_THE REQUEST_
Pictures should be excluded; otherwise, copy every entry exactly.
#### THE RECORDS
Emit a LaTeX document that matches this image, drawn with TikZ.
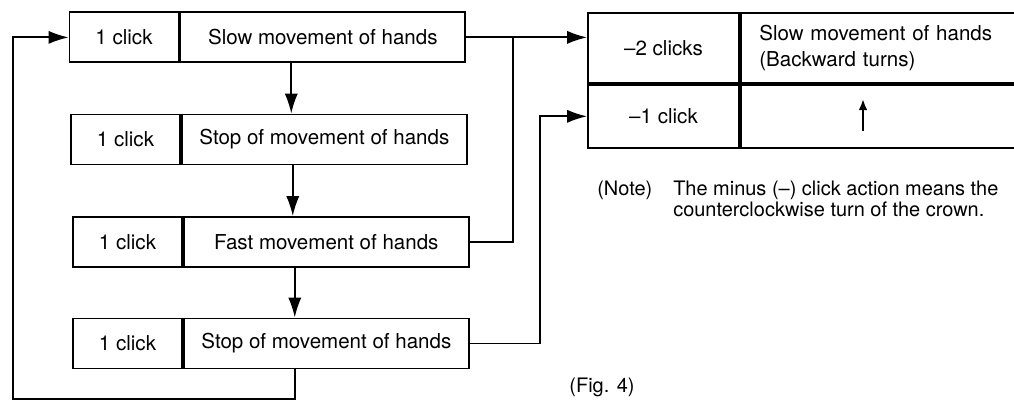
\documentclass[tikz,border=0pt]{standalone}
\usepackage{fontspec}
\setmainfont{TeX Gyre Heros}
\usetikzlibrary{arrows.meta,calc}
\tikzset{>={Latex[length=5mm,width=3.3mm]}}
\tikzstyle{cell}=[rectangle,draw=black,line width=1.3pt,minimum height=1.25cm,inner sep=1mm,font=\fontsize{14.6}{17}\selectfont]
\tikzstyle{remark}=[inner sep=0mm,font=\fontsize{14.2}{17}\selectfont]
\tikzstyle{wire}=[line width=1.3pt]

\begin{document}
\begin{tikzpicture}
	\def \clickw {2.725};
	\def \actw {7.125};
	\def \minw {3.775};
	\def \backw {7.025};
	\useasboundingbox (0,0) rectangle (25.35,10.025);
	
	
	\node[cell, minimum width=\clickw cm] (c1) at (3.1, 9.09) {1 click};
	\node[cell, minimum width=\actw cm, anchor=west] (a1) at (c1.east) {Slow movement of hands};
	\node[cell, minimum width=\clickw cm] (c2) at (3.1375, 6.5375) {1 click};
	\node[cell, minimum width=\actw cm, anchor=west] (a2) at (c2.east) {Stop of movement of hands};
	\node[cell, minimum width=\clickw cm] (c3) at (3.1875, 3.975) {1 click};
	\node[cell, minimum width=\actw cm, anchor=west] (a3) at (c3.east) {Fast movement of hands};
	\node[cell, minimum width=\clickw cm] (c4) at (3.1875, 1.4375) {1 click};
	\node[cell, minimum width=\actw cm, anchor=west] (a4) at (c4.east) {Stop of movement of hands};
	
	
	\coordinate (d1) at ($(a1.south west)!0.39!(a1.south east)$);
	\coordinate (d2) at ($(a2.south west)!0.39!(a2.south east)$);
	\coordinate (d3) at ($(a3.south west)!0.39!(a3.south east)$);
	\coordinate (d4) at ($(a4.south west)!0.39!(a4.south east)$);
	\coordinate (lb) at (0.325, 0.05);
	
	\draw[->, wire] (d1) -- (d1 |- a2.north);
	\draw[->, wire] (d2) -- (d2 |- a3.north);
	\draw[->, wire] (d3) -- (d3 |- a4.north);
	\draw[->, wire] (d4) |- (lb) |- (c1.west);
	
	
	\node[cell, minimum width=\minw cm, minimum height=1.75cm] (m2) at (16.5875, 8.825) {\textendash 2 clicks};
	\node[cell, anchor=west, minimum width=\backw cm, minimum height=1.75cm, text width=6.1cm, align=left, inner xsep=0.45cm, font=\fontsize{14.6}{18.5}\selectfont] (back) at (m2.east) {Slow movement of hands\\(Backward turns)};
	\node[cell, anchor=north, minimum width=\minw cm, minimum height=1.575cm] (m1) at (m2.south) {\textendash 1 click};
	\node[cell, anchor=west, minimum width=\backw cm, minimum height=1.575cm] (up) at (m1.east) {};
	
	\coordinate (upbot) at (21.575, 6.75);
	\coordinate (uptop) at (21.575, 7.55);
	\draw[-{Latex[length=2.8mm,width=2.2mm]}, line width=1.5pt] (upbot) -- (uptop);
	
	
	\coordinate (j1) at ([xshift=1.175cm]a1.east);
	\coordinate (j2) at ([xshift=-1.175cm]m1.west);
	\draw[->, wire] (a1.east) -- (a1.east -| m2.west);
	\draw[wire] (a3.east) -| (j1);
	\draw[->, wire] (a4.east) -| (j2) -- (m1.west);
	
	
	\node[remark, anchor=north west] (note) at (14.925, 5.5) {(Note)};
	\node[remark, anchor=north west, align=left, font=\fontsize{14.2}{15}\selectfont] (notetext) at (16.825, 5.5) {The minus (\textendash) click action means the\\counterclockwise turn of the crown.};
	\node[remark] (fig) at (15.05, 0.35) {(Fig. 4)};
\end{tikzpicture}
\end{document}
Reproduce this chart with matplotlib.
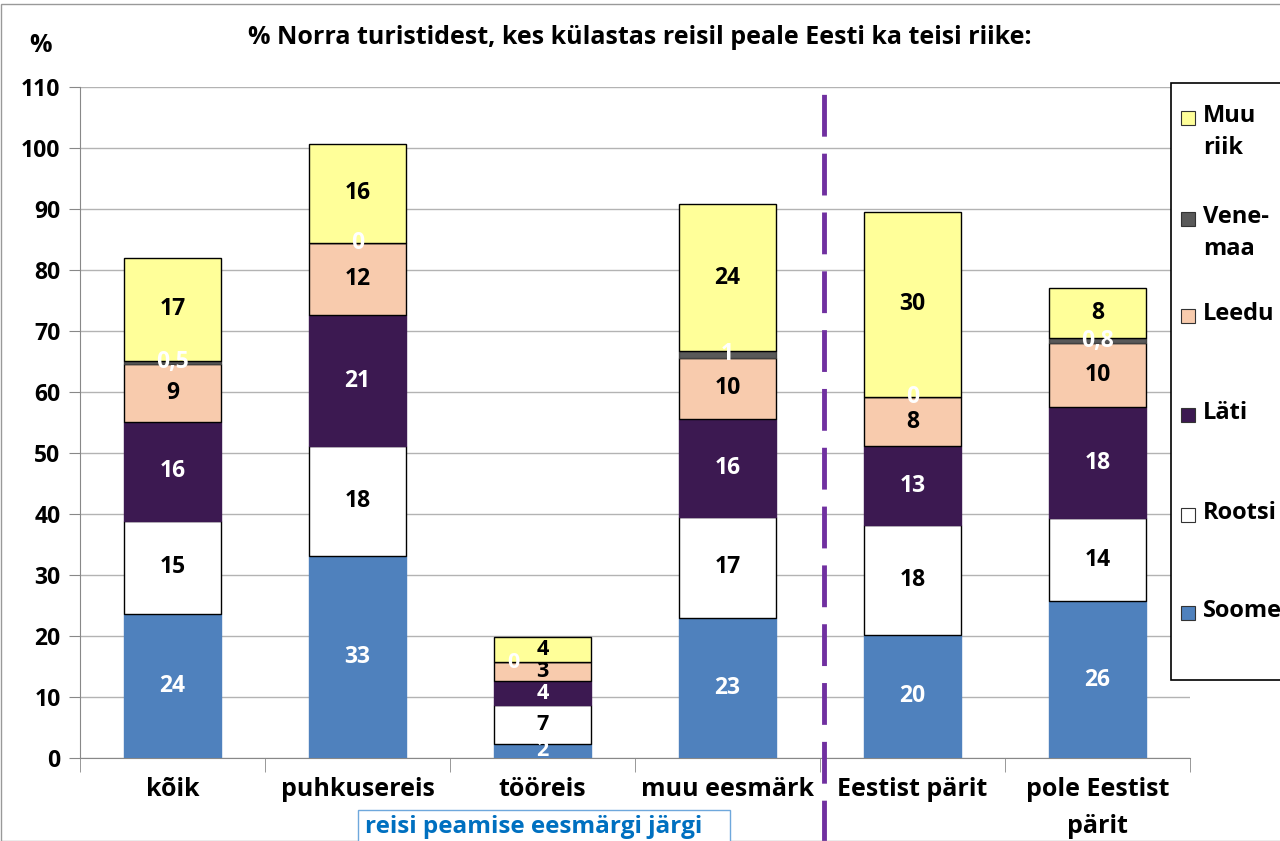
########
_THE COMPLETED TASK_
Emit a LaTeX document that matches this image, drawn with TikZ.
\documentclass[tikz,border=0pt]{standalone}
\usepackage{fontspec}
\setmainfont{TeX Gyre Heros}
\usetikzlibrary{arrows.meta,calc}
\tikzset{>={Latex[length=5mm,width=3.3mm]}}
\tikzstyle{cell}=[rectangle,draw=black,line width=1.3pt,minimum height=1.25cm,inner sep=1mm,font=\fontsize{14.6}{17}\selectfont]
\tikzstyle{remark}=[inner sep=0mm,font=\fontsize{14.2}{17}\selectfont]
\tikzstyle{wire}=[line width=1.3pt]

\begin{document}
\begin{tikzpicture}
	\def \clickw {2.725};
	\def \actw {7.125};
	\def \minw {3.775};
	\def \backw {7.025};
	\useasboundingbox (0,0) rectangle (25.35,10.025);
	
	
	\node[cell, minimum width=\clickw cm] (c1) at (3.1, 9.09) {1 click};
	\node[cell, minimum width=\actw cm, anchor=west] (a1) at (c1.east) {Slow movement of hands};
	\node[cell, minimum width=\clickw cm] (c2) at (3.1375, 6.5375) {1 click};
	\node[cell, minimum width=\actw cm, anchor=west] (a2) at (c2.east) {Stop of movement of hands};
	\node[cell, minimum width=\clickw cm] (c3) at (3.1875, 3.975) {1 click};
	\node[cell, minimum width=\actw cm, anchor=west] (a3) at (c3.east) {Fast movement of hands};
	\node[cell, minimum width=\clickw cm] (c4) at (3.1875, 1.4375) {1 click};
	\node[cell, minimum width=\actw cm, anchor=west] (a4) at (c4.east) {Stop of movement of hands};
	
	
	\coordinate (d1) at ($(a1.south west)!0.39!(a1.south east)$);
	\coordinate (d2) at ($(a2.south west)!0.39!(a2.south east)$);
	\coordinate (d3) at ($(a3.south west)!0.39!(a3.south east)$);
	\coordinate (d4) at ($(a4.south west)!0.39!(a4.south east)$);
	\coordinate (lb) at (0.325, 0.05);
	
	\draw[->, wire] (d1) -- (d1 |- a2.north);
	\draw[->, wire] (d2) -- (d2 |- a3.north);
	\draw[->, wire] (d3) -- (d3 |- a4.north);
	\draw[->, wire] (d4) |- (lb) |- (c1.west);
	
	
	\node[cell, minimum width=\minw cm, minimum height=1.75cm] (m2) at (16.5875, 8.825) {\textendash 2 clicks};
	\node[cell, anchor=west, minimum width=\backw cm, minimum height=1.75cm, text width=6.1cm, align=left, inner xsep=0.45cm, font=\fontsize{14.6}{18.5}\selectfont] (back) at (m2.east) {Slow movement of hands\\(Backward turns)};
	\node[cell, anchor=north, minimum width=\minw cm, minimum height=1.575cm] (m1) at (m2.south) {\textendash 1 click};
	\node[cell, anchor=west, minimum width=\backw cm, minimum height=1.575cm] (up) at (m1.east) {};
	
	\coordinate (upbot) at (21.575, 6.75);
	\coordinate (uptop) at (21.575, 7.55);
	\draw[-{Latex[length=2.8mm,width=2.2mm]}, line width=1.5pt] (upbot) -- (uptop);
	
	
	\coordinate (j1) at ([xshift=1.175cm]a1.east);
	\coordinate (j2) at ([xshift=-1.175cm]m1.west);
	\draw[->, wire] (a1.east) -- (a1.east -| m2.west);
	\draw[wire] (a3.east) -| (j1);
	\draw[->, wire] (a4.east) -| (j2) -- (m1.west);
	
	
	\node[remark, anchor=north west] (note) at (14.925, 5.5) {(Note)};
	\node[remark, anchor=north west, align=left, font=\fontsize{14.2}{15}\selectfont] (notetext) at (16.825, 5.5) {The minus (\textendash) click action means the\\counterclockwise turn of the crown.};
	\node[remark] (fig) at (15.05, 0.35) {(Fig. 4)};
\end{tikzpicture}
\end{document}
Reproduce this chart with matplotlib.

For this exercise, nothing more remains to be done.